GIVEN TASK: Your task is to retype, word for word, the lines from the start of the data through the line holding "return b(s) if bold else s". Do not include the pictures.
--- start SUPPLIED ENTRIES ---
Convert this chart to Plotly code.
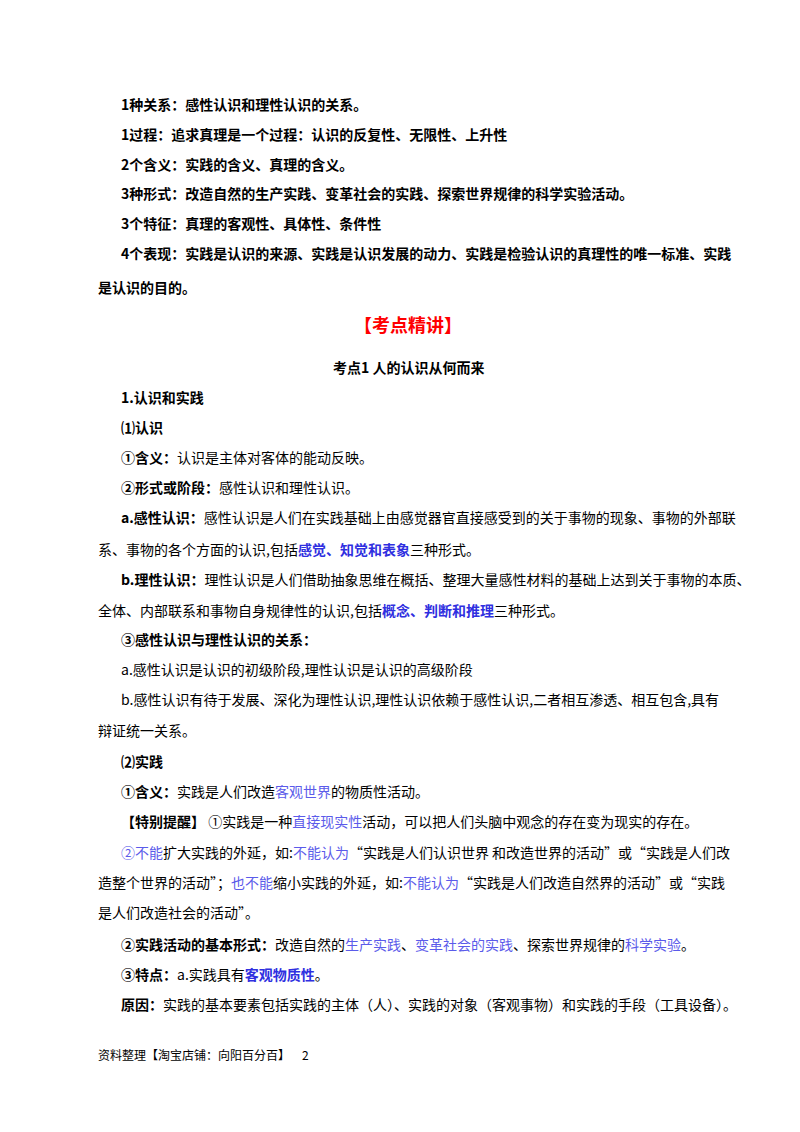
import plotly.graph_objects as go

B = "#2f2fe0"   # bold blue
L = "#5b5bea"   # light blue

def b(t):
    return "<b>" + t + "</b>"

def blue(t, bold=False):
    s = "<span style='color:%s'>%s</span>" % (B if bold else L, t)
    return b(s) if bold else s

line_x = [121, 121, 121, 121, 121, 121, 98,
          121, 121, 121, 121, 121, 98, 121, 98, 121, 121, 121, 98,
          121, 121, 121, 121, 98, 98, 121, 121, 121]
line_y = [105, 135, 165, 194, 224, 254, 288,
          398, 428, 458, 488, 518, 550, 580, 611, 640, 670, 700, 731,
          762, 792, 822, 853, 883, 913, 945, 975, 1005]
line_text = [
    b("1种关系：感性认识和理性认识的关系。"),
    b("1过程：追求真理是一个过程：认识的反复性、无限性、上升性"),
    b("2个含义：实践的含义、真理的含义。"),
    b("3种形式：改造自然的生产实践、变革社会的实践、探索世界规律的科学实验活动。"),
    b("3个特征：真理的客观性、具体性、条件性"),
    b("4个表现：实践是认识的来源、实践是认识发展的动力、实践是检验认识的真理性的唯一标准、实践"),
    b("是认识的目的。"),
    b("1.认识和实践"),
    b("⑴认识"),
    b("①含义：") + "认识是主体对客体的能动反映。",
    b("②形式或阶段：") + "感性认识和理性认识。",
    b("a.感性认识：") + "感性认识是人们在实践基础上由感觉器官直接感受到的关于事物的现象、事物的外部联",
    "系、事物的各个方面的认识,包括" + blue("感觉、知觉和表象", True) + "三种形式。",
    b("b.理性认识：") + "理性认识是人们借助抽象思维在概括、整理大量感性材料的基础上达到关于事物的本质、",
    "全体、内部联系和事物自身规律性的认识,包括" + blue("概念、判断和推理", True) + "三种形式。",
    b("③感性认识与理性认识的关系："),
    "a.感性认识是认识的初级阶段,理性认识是认识的高级阶段",
    "b.感性认识有待于发展、深化为理性认识,理性认识依赖于感性认识,二者相互渗透、相互包含,具有",
    "辩证统一关系。",
    b("⑵实践"),
    b("①含义：") + "实践是人们改造" + blue("客观世界") + "的物质性活动。",
    b("【特别提醒】") + " ①实践是一种" + blue("直接现实性") + "活动，可以把人们头脑中观念的存在变为现实的存在。",
    blue("②不能") + "扩大实践的外延，如:" + blue("不能认为") + "“实践是人们认识世界 和改造世界的活动”或“实践是人们改",
    "造整个世界的活动”；" + blue("也不能") + "缩小实践的外延，如:" + blue("不能认为") + "“实践是人们改造自然界的活动”或“实践",
    "是人们改造社会的活动”。",
    b("②实践活动的基本形式：") + "改造自然的" + blue("生产实践") + "、" + blue("变革社会的实践") + "、探索世界规律的" + blue("科学实验") + "。",
    b("③特点：") + "a.实践具有" + blue("客观物质性", True) + "。",
    b("原因：") + "实践的基本要素包括实践的主体（人）、实践的对象（客观事物）和实践的手段（工具设备）。",
]

centered_text = [
    "<b><span style='color:#ff0000'>【考点精讲】</span></b>",
    b("考点1 人的认识从何而来"),
]
centered_y = [325, 368]
centered_size = [18, 14]

footer_text = ["资料整理【淘宝店铺：向阳百分百】", "2"]
footer_x = [98, 302]
footer_y = [1055, 1055]

# small correction for where annotations actually land on the page
DX, DY = -10, -9

fig = go.Figure()
ann = []
for x, y, t in zip(line_x, line_y, line_text):
    ann.append(dict(x=x + DX, y=y + DY, text=t, xanchor="left", yanchor="middle",
                    showarrow=False, font=dict(size=14, color="#000000")))
for y, t, s in zip(centered_y, centered_text, centered_size):
    ann.append(dict(x=400, y=y + DY, text=t, xanchor="center", yanchor="middle",
                    showarrow=False, font=dict(size=s, color="#000000")))
for x, y, t in zip(footer_x, footer_y, footer_text):
    ann.append(dict(x=x + DX, y=y + DY, text=t, xanchor="left", yanchor="middle",
                    showarrow=False, font=dict(size=12, color="#000000")))

fig.update_layout(
    width=800, height=1132, margin=dict(l=0, r=0, t=0, b=0),
    paper_bgcolor="white", plot_bgcolor="white",
    font=dict(family="Noto Sans CJK SC"),
    xaxis=dict(range=[0, 800], visible=False, fixedrange=True),
    yaxis=dict(range=[1132, 0], visible=False, fixedrange=True),
    annotations=ann, showlegend=False,
)
fig.write_html("out.html")
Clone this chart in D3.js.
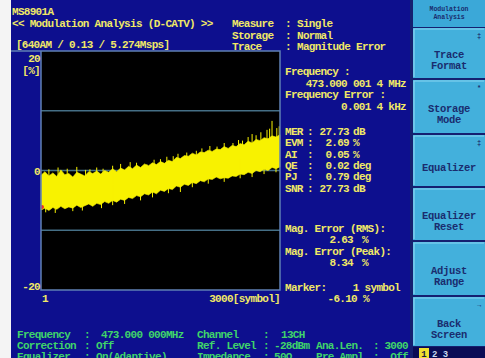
<!DOCTYPE html>
<html><head><meta charset="utf-8">
<script src="https://cdn.jsdelivr.net/npm/d3@7"></script>
<style>
body{margin:0;background:#fff;}
svg text{font-family:"Liberation Mono","DejaVu Sans Mono",monospace;font-weight:bold;}
</style></head><body>
<script>
// magnitude error trace (band edges every 50 symbols, %)
const symbols = [1,50,100,150,200,250,300,350,400,450,500,550,600,650,700,750,800,850,900,950,
  1000,1050,1100,1150,1200,1250,1300,1350,1400,1450,1500,1550,1600,1650,1700,1750,1800,1850,1900,1950,
  2000,2050,2100,2150,2200,2250,2300,2350,2400,2450,2500,2550,2600,2650,2700,2750,2800,2850,2900,2950,3000];
const upper = [-0.8,-0.2,-0.9,-0.4,-1.0,0.1,-0.7,-0.5,-1.1,-0.3,-0.6,-0.9,-0.2,-0.5,-0.1,-0.6,0.0,-0.3,0.3,-0.2,
  0.4,0.1,0.7,0.3,0.9,0.5,1.1,0.8,1.3,1.0,1.5,1.2,1.7,1.5,2.2,2.0,2.5,2.4,2.9,2.6,
  3.1,3.0,3.4,3.2,3.6,3.5,4.0,3.7,4.2,4.0,4.5,4.3,4.9,4.6,5.2,5.0,5.5,5.3,5.8,5.6,6.0];
const lower = [-6.6,-6.3,-6.7,-6.2,-6.5,-6.0,-6.4,-6.1,-6.3,-5.8,-6.2,-5.9,-5.6,-6.0,-5.5,-5.7,-5.2,-5.5,-5.0,-5.3,
  -4.8,-5.0,-4.5,-4.7,-4.2,-4.4,-3.9,-4.1,-3.6,-3.9,-3.3,-3.5,-3.0,-3.2,-2.6,-2.8,-2.3,-2.5,-2.0,-2.2,
  -1.7,-1.9,-1.4,-1.5,-1.1,-1.4,-1.2,-1.3,-0.9,-1.0,-0.6,-0.7,-0.3,-0.5,0.0,-0.2,0.2,0.0,0.5,0.3,0.6];
const spikesUp = [[100,0.2],[215,0.5],[330,0.3],[450,0.6],[560,0.1],[615,0.2],[700,0.5],[780,0.3],[900,0.8],
  [1000,1.1],[1120,1.4],[1200,1.3],[1330,1.0],[1420,1.8],[1500,1.9],[1580,2.3],[1660,2.4],[1720,2.8],[1830,3.0],
  [1950,3.3],[2020,3.7],[2120,4.1],[2210,4.0],[2300,4.6],[2410,4.6],[2480,5.1],[2530,5.0],[2600,5.6],[2650,6.1],
  [2700,5.9],[2760,6.4],[2837,6.8],[2870,7.0],[2900,8.3],[2960,7.1],[2990,7.4]];
const spikesDown = [[60,-7.0],[180,-7.1],[400,-6.8],[520,-6.7],[760,-6.3],[900,-5.8],[1050,-5.6],[1250,-5.0],
  [1400,-4.5],[1600,-3.8],[1750,-3.6],[1900,-2.8],[2100,-2.2],[2300,-1.9],[2500,-1.3],[2650,-1.1],[2800,-0.6],[2950,-0.3]];
const marker = [1, -6.10];
const yLabels = [["20",20],["0",0],["-20",-20]];
const gridVals = [10, 0, -10];

const headerLines = ["MS8901A", "<< Modulation Analysis (D-CATV) >>", " [640AM / 0.13 / 5.274Msps]"];
const settings = [["Measure","Single"],["Storage","Normal"],["Trace","Magnitude Error"]];
const freqInfo = ["Frequency :", "473.000 001 4 MHz", "Frequency Error :", "0.001 4 kHz"];
const results = [["MER","27.73","dB"],["EVM","2.69","%"],["AI","0.05","%"],["QE","0.02","deg"],["PJ","0.79","deg"],["SNR","27.73","dB"]];
const magErr = [["Mag. Error (RMS):","2.63"],["Mag. Error (Peak):","8.34"]];
const markerInfo = ["Marker:", "1 symbol", "-6.10"];
const statusRows = [
  ["Frequency",":","473.000 000MHz","Channel",":","13CH"],
  ["Correction",":","Off","Ref. Level",":","-28dBm","Ana.Len.",":","3000"],
  ["Equalizer",":","On(Adaptive)","Impedance",":","50\u03a9","Pre Ampl",":","Off"]];
const softKeys = [["Trace","Format"],["Storage","Mode"],["Equalizer"],["Equalizer","Reset"],["Adjust","Range"],["Back","Screen"]];
const keyMarks = ["\u2021","*","\u2021","","","\u2192"];

const W = 485, H = 358;
const bg = "#0d0f8e", yel = "#f0e866", grn = "#3fd46a", trc = "#f8f200";
const svg = d3.select("body").append("svg").attr("width", W).attr("height", H);
svg.append("rect").attr("width", W).attr("height", H).attr("fill", bg);
svg.append("rect").attr("width", 11).attr("height", H).attr("fill", "#f4f4f4");

const x = d3.scaleLinear().domain([1, 3000]).range([41, 280]);
const y = d3.scaleLinear().domain([-20, 20]).range([290, 51]);

// plot
svg.append("rect").attr("x", 41).attr("y", 51).attr("width", 239).attr("height", 239).attr("fill", "#000");
svg.selectAll(".grid").data(gridVals).join("line")
  .attr("x1", 41).attr("x2", 280).attr("y1", d => y(d)).attr("y2", d => y(d))
  .attr("stroke", "#456f86").attr("stroke-width", 1.3);

const idx = d3.range(symbols.length);
svg.append("path").datum(idx)
  .attr("d", d3.area().x(i => x(symbols[i])).y0(i => y(lower[i])).y1(i => y(upper[i])))
  .attr("fill", trc).attr("stroke", trc).attr("stroke-width", 0.6);

const near = s => d3.bisectCenter(symbols, s);
svg.selectAll(".sp").data(spikesUp.concat(spikesDown)).join("line")
  .attr("x1", d => x(d[0])).attr("x2", d => x(d[0]))
  .attr("y1", d => y(d[1]))
  .attr("y2", d => { const i = near(d[0]); return y((upper[i] + lower[i]) / 2); })
  .attr("stroke", trc).attr("stroke-width", 1);

svg.append("circle").attr("cx", x(marker[0]) + 1).attr("cy", y(marker[1])).attr("r", 2).attr("fill", "#e8302a");

// frame
svg.append("path").attr("d", "M11,51H280V290H41V51")
  .attr("fill", "none").attr("stroke", "#5f80b4").attr("stroke-width", 1.5);

const txt = (t, px, py, col, anchor) => svg.append("text").attr("x", px).attr("y", py)
  .attr("fill", col || yel).attr("font-size", 11).attr("letter-spacing", -0.7)
  .attr("text-anchor", anchor || "start")
  .attr("xml:space", "preserve").text(t);

const dyLab = {"20": 11, "0": 4, "-20": 0};
yLabels.forEach(d => txt(d[0], 40, y(d[1]) + dyLab[d[0]], yel, "end"));
txt("[%]", 40, 74, yel, "end");
txt("1", 42, 302);
txt("3000[symbol]", 280, 302, yel, "end");

// header
txt(headerLines[0], 12, 15);
txt(headerLines[1], 12, 27);
txt(headerLines[2], 10, 48);
settings.forEach((d, i) => {
  const py = 27 + i * 11.5;
  txt(d[0], 232, py); txt(":", 285, py); txt(d[1], 297, py);
});

// right info
txt(freqInfo[0], 285, 75); txt(freqInfo[1], 406, 87, yel, "end");
txt(freqInfo[2], 285, 98); txt(freqInfo[3], 406, 110, yel, "end");
results.forEach((d, i) => {
  const py = 135 + i * 11.3;
  txt(d[0], 285, py); txt(":", 307, py); txt(d[1], 349, py, yel, "end"); txt(d[2], 353, py);
});
magErr.forEach((d, i) => {
  const py = 232 + i * 22.5;
  txt(d[0], 285, py); txt(d[1], 353, py + 11, yel, "end"); txt("%", 362, py + 11);
});
txt(markerInfo[0], 285, 291); txt(markerInfo[1], 400, 291, yel, "end");
txt(markerInfo[2], 357, 302, yel, "end"); txt("%", 363, 302);

// status rows (last one is cut by the screen edge, as on the instrument photo)
const colX = [17, 84, 96, 197, 263, 274, 316, 373, 408];
statusRows.forEach((r, i) => {
  const py = 338 + i * 11;
  r.forEach((t, j) => {
    let px = colX[j];
    if (i === 0 && j === 2) px = 101;
    if (i === 0 && j === 5) px = 281;
    txt(t, px, py, grn, j === 8 ? "end" : "start");
  });
});

// soft keys
const panelX = 413;
svg.append("rect").attr("x", 410).attr("y", 0).attr("width", 75).attr("height", H).attr("fill", "#152070");
svg.append("rect").attr("x", panelX).attr("y", 0).attr("width", 72).attr("height", 27).attr("fill", "#3ba8d8");
["Modulation", "Analysis"].forEach((t, i) => svg.append("text").attr("x", 449).attr("y", 11 + i * 8)
  .attr("text-anchor", "middle").attr("font-size", 6.5).attr("fill", "#1a2c6e").text(t));
const keyY = [[28, 78], [80, 133], [135, 186], [188, 240], [242, 295], [297, 346]];
keyY.forEach((k, i) => {
  svg.append("rect").attr("x", panelX).attr("y", k[0]).attr("width", 72).attr("height", k[1] - k[0]).attr("fill", "#43b0dc");
  svg.append("path").attr("d", `M${panelX + 1},${k[1] - 1}V${k[0] + 1}H${W - 1}`)
    .attr("fill", "none").attr("stroke", "#8ad6f2").attr("stroke-width", 1.2);
  const lines = softKeys[i];
  const base = (k[0] + k[1]) / 2 + 10 - (lines.length - 1) * 5;
  lines.forEach((t, j) => svg.append("text").attr("x", 449).attr("y", base + j * 11)
    .attr("text-anchor", "middle").attr("font-size", 10.5).attr("letter-spacing", -0.3)
    .attr("fill", "#1a2c6e").text(t));
  if (keyMarks[i]) svg.append("text").attr("x", 479).attr("y", k[0] + 10)
    .attr("text-anchor", "middle").attr("font-size", 7).attr("fill", "#1a2c6e").text(keyMarks[i]);
});
svg.append("rect").attr("x", panelX).attr("y", 347).attr("width", 72).attr("height", 11).attr("fill", "#0a0c55");
svg.append("rect").attr("x", 419).attr("y", 348).attr("width", 10).attr("height", 10).attr("fill", "#f0e030");
svg.append("text").attr("x", 424).attr("y", 357).attr("text-anchor", "middle").attr("font-size", 9).attr("fill", "#1a1a40").text("1");
svg.append("text").attr("x", 432).attr("y", 357).attr("font-size", 9).attr("fill", "#c8d8f0").text("2 3");
</script>
</body></html>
--- end SUPPLIED ENTRIES ---
WRITTEN SOLUTION:
Convert this chart to Plotly code.
import plotly.graph_objects as go

B = "#2f2fe0"   # bold blue
L = "#5b5bea"   # light blue

def b(t):
    return "<b>" + t + "</b>"

def blue(t, bold=False):
    s = "<span style='color:%s'>%s</span>" % (B if bold else L, t)
    return b(s) if bold else s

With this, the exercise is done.